[START]
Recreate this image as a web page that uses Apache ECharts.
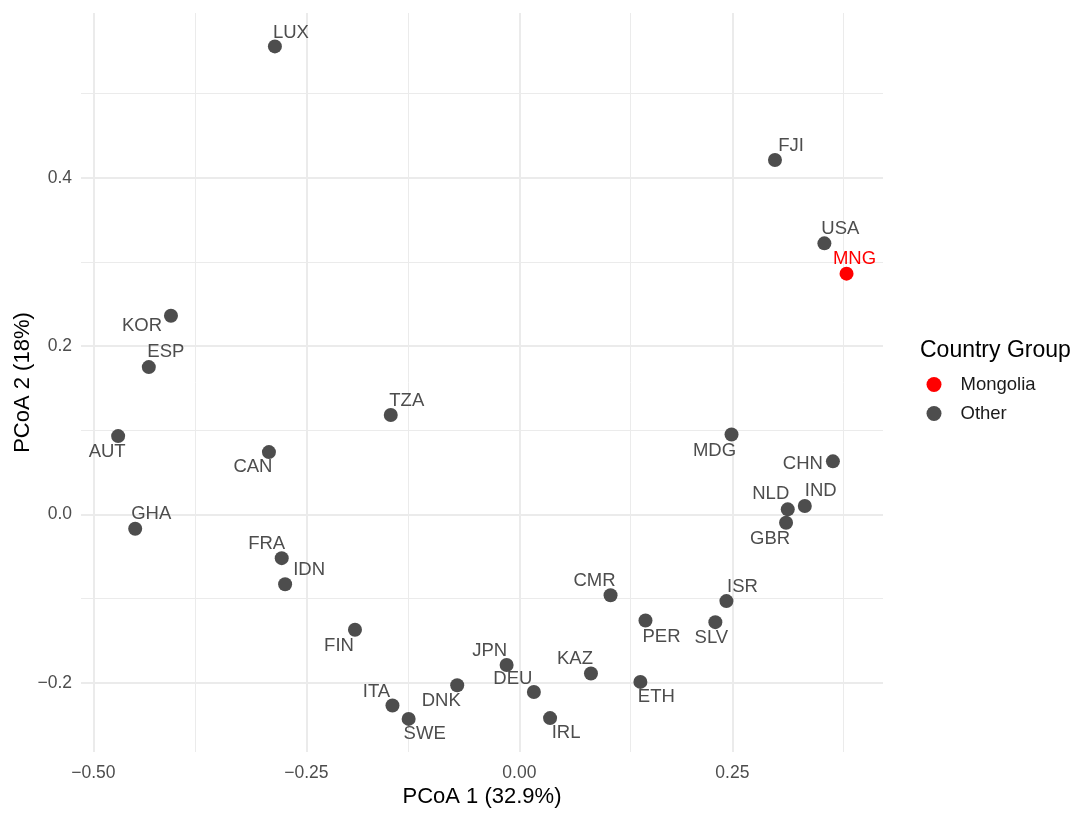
<!DOCTYPE html>
<html>
<head>
<meta charset="utf-8">
<script src="https://cdn.jsdelivr.net/npm/echarts@6/dist/echarts.min.js"></script>
<style>
  html, body { margin: 0; padding: 0; background: #ffffff; }
  #chart { width: 1084px; height: 817px; }
</style>
</head>
<body>
<div id="chart"></div>
<script>
// ---- Data ----
const countries = ['LUX','KOR','ESP','TZA','FJI','USA','MNG','AUT','CAN','GHA','FRA','IDN','FIN','JPN','DNK','ITA','SWE','DEU','MDG','CHN','NLD','IND','GBR','CMR','ISR','PER','SLV','KAZ','ETH','IRL'];
const pcoa1 = [-0.287,-0.409,-0.435,-0.151,0.300,0.358,0.384,-0.471,-0.294,-0.451,-0.279,-0.275,-0.193,-0.015,-0.073,-0.149,-0.130,0.017,0.249,0.368,0.315,0.335,0.313,0.107,0.243,0.148,0.230,0.084,0.142,0.036];
const pcoa2 = [0.556,0.236,0.175,0.118,0.421,0.322,0.286,0.093,0.074,-0.017,-0.052,-0.083,-0.137,-0.179,-0.203,-0.227,-0.243,-0.211,0.095,0.063,0.006,0.010,-0.010,-0.096,-0.103,-0.126,-0.128,-0.189,-0.199,-0.242];
const groups = countries.map(c => c === 'MNG' ? 'Mongolia' : 'Other');
const groupNames = ['Mongolia', 'Other'];
const xTicks = [-0.5, -0.25, 0, 0.25];
const yTicks = [-0.2, 0, 0.2, 0.4];
const xMinorTicks = [-0.375, -0.125, 0.125, 0.375];
const yMinorTicks = [-0.1, 0.1, 0.3, 0.5];

// ---- Styling (label offsets in pixels, relative to point center) ----
const labelOffsets = {
  LUX:[16,-14], KOR:[-29,10], ESP:[17,-15], TZA:[16,-14], FJI:[16,-14], USA:[16,-14], MNG:[8,-15],
  AUT:[-11,16], CAN:[-16,15], GHA:[16,-15], FRA:[-15,-14], IDN:[24,-14], FIN:[-16,16], JPN:[-17,-14],
  DNK:[-16,16], ITA:[-16,-14], SWE:[16,15], DEU:[-21,-13], MDG:[-17,16], CHN:[-30,3], NLD:[-17,-15],
  IND:[16,-15], GBR:[-16,16], CMR:[-16,-14], ISR:[16,-14], PER:[16,16], SLV:[-4,16], KAZ:[-16,-15],
  ETH:[16,15], IRL:[16,15]
};
const colors = { Mongolia: '#FF0000', Other: '#4D4D4D' };
const FONT = '"Liberation Sans", Arial, sans-serif';
const SYM = 14;

function fmtMinus(v, d) {
  const s = Math.abs(v).toFixed(d);
  return (v < -1e-9 ? '\u2212' : '') + s;
}

const gridLineData = [];
xTicks.forEach(v => gridLineData.push({ xAxis: v, lineStyle: { color: '#EBEBEB', width: 2, type: 'solid' } }));
xMinorTicks.forEach(v => gridLineData.push({ xAxis: v, lineStyle: { color: '#EBEBEB', width: 1, type: 'solid' } }));
yTicks.forEach(v => gridLineData.push({ yAxis: v, lineStyle: { color: '#EBEBEB', width: 2, type: 'solid' } }));
yMinorTicks.forEach(v => gridLineData.push({ yAxis: v, lineStyle: { color: '#EBEBEB', width: 1, type: 'solid' } }));

const series = [{
  name: '_grid',
  type: 'scatter',
  data: [],
  z: 0,
  silent: true,
  markLine: {
    z: 0,
    zlevel: 0,
    silent: true,
    symbol: ['none', 'none'],
    label: { show: false },
    animation: false,
    data: gridLineData
  }
}];

groupNames.forEach(g => {
  const pts = [];
  countries.forEach((c, i) => {
    if (groups[i] !== g) return;
    const off = labelOffsets[c] || [0, -15];
    pts.push({
      value: [pcoa1[i], pcoa2[i]],
      name: c,
      label: {
        show: true,
        position: [SYM / 2 + off[0], SYM / 2 + off[1]],
        align: 'center',
        verticalAlign: 'middle'
      }
    });
  });
  series.push({
    name: g,
    type: 'scatter',
    z: 10,
    symbol: 'circle',
    symbolSize: SYM,
    itemStyle: { color: colors[g], opacity: 1 },
    label: {
      show: true,
      align: 'center',
      verticalAlign: 'middle',
      formatter: p => p.name,
      color: colors[g],
      textBorderWidth: 0,
      fontSize: 18.5,
      fontFamily: FONT
    },
    labelLayout: { hideOverlap: false },
    data: pts
  });
});

const chart = echarts.init(document.getElementById('chart'), null, { renderer: 'canvas' });
chart.setOption({
  animation: false,
  backgroundColor: '#ffffff',
  title: {
    text: 'Country Group',
    left: 915,
    top: 334,
    textStyle: { fontSize: 23, fontWeight: 'normal', color: '#000000', fontFamily: FONT }
  },
  legend: {
    data: groupNames,
    orient: 'vertical',
    left: 921.5,
    top: 370,
    icon: 'circle',
    itemWidth: 15,
    itemHeight: 15,
    itemGap: 10,
    textStyle: { fontSize: 18.5, color: '#1A1A1A', fontFamily: FONT, padding: [0, 0, 0, 14] }
  },
  grid: { left: 81, right: 201, top: 13, bottom: 65, containLabel: false, outerBoundsMode: 'none' },
  xAxis: {
    type: 'value',
    min: -0.5146,
    max: 0.4268,
    name: 'PCoA 1 (32.9%)',
    nameLocation: 'middle',
    nameGap: 34,
    nameMoveOverlap: false,
    nameTextStyle: { fontSize: 22, color: '#000000', fontFamily: FONT },
    axisLine: { show: false },
    axisTick: { show: false },
    splitLine: { show: false },
    axisLabel: {
      customValues: xTicks,
      formatter: v => fmtMinus(v, 2),
      fontSize: 17.5,
      color: '#4D4D4D',
      fontFamily: FONT,
      margin: 12
    }
  },
  yAxis: {
    type: 'value',
    min: -0.2823,
    max: 0.5957,
    name: 'PCoA 2 (18%)',
    nameLocation: 'middle',
    nameRotate: 90,
    nameGap: 47,
    nameMoveOverlap: false,
    nameTextStyle: { fontSize: 22, color: '#000000', fontFamily: FONT },
    axisLine: { show: false },
    axisTick: { show: false },
    splitLine: { show: false },
    axisLabel: {
      customValues: yTicks,
      formatter: v => fmtMinus(v, 1),
      fontSize: 17.5,
      color: '#4D4D4D',
      fontFamily: FONT,
      margin: 9
    }
  },
  series: series
});
</script>
</body>
</html>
[END]
> DIRECTIONS FOR THIS TASK
Quote, exactly and only, the lines from the first line of the data above through the line containing "const yMinorTicks = [-0.1, 0.1, 0.3, 0.5];". The pictures do not belong in it.

> SOLVED PROBLEM
Recreate this image as a web page that uses Apache ECharts.
<!DOCTYPE html>
<html>
<head>
<meta charset="utf-8">
<script src="https://cdn.jsdelivr.net/npm/echarts@6/dist/echarts.min.js"></script>
<style>
  html, body { margin: 0; padding: 0; background: #ffffff; }
  #chart { width: 1084px; height: 817px; }
</style>
</head>
<body>
<div id="chart"></div>
<script>
// ---- Data ----
const countries = ['LUX','KOR','ESP','TZA','FJI','USA','MNG','AUT','CAN','GHA','FRA','IDN','FIN','JPN','DNK','ITA','SWE','DEU','MDG','CHN','NLD','IND','GBR','CMR','ISR','PER','SLV','KAZ','ETH','IRL'];
const pcoa1 = [-0.287,-0.409,-0.435,-0.151,0.300,0.358,0.384,-0.471,-0.294,-0.451,-0.279,-0.275,-0.193,-0.015,-0.073,-0.149,-0.130,0.017,0.249,0.368,0.315,0.335,0.313,0.107,0.243,0.148,0.230,0.084,0.142,0.036];
const pcoa2 = [0.556,0.236,0.175,0.118,0.421,0.322,0.286,0.093,0.074,-0.017,-0.052,-0.083,-0.137,-0.179,-0.203,-0.227,-0.243,-0.211,0.095,0.063,0.006,0.010,-0.010,-0.096,-0.103,-0.126,-0.128,-0.189,-0.199,-0.242];
const groups = countries.map(c => c === 'MNG' ? 'Mongolia' : 'Other');
const groupNames = ['Mongolia', 'Other'];
const xTicks = [-0.5, -0.25, 0, 0.25];
const yTicks = [-0.2, 0, 0.2, 0.4];
const xMinorTicks = [-0.375, -0.125, 0.125, 0.375];
const yMinorTicks = [-0.1, 0.1, 0.3, 0.5];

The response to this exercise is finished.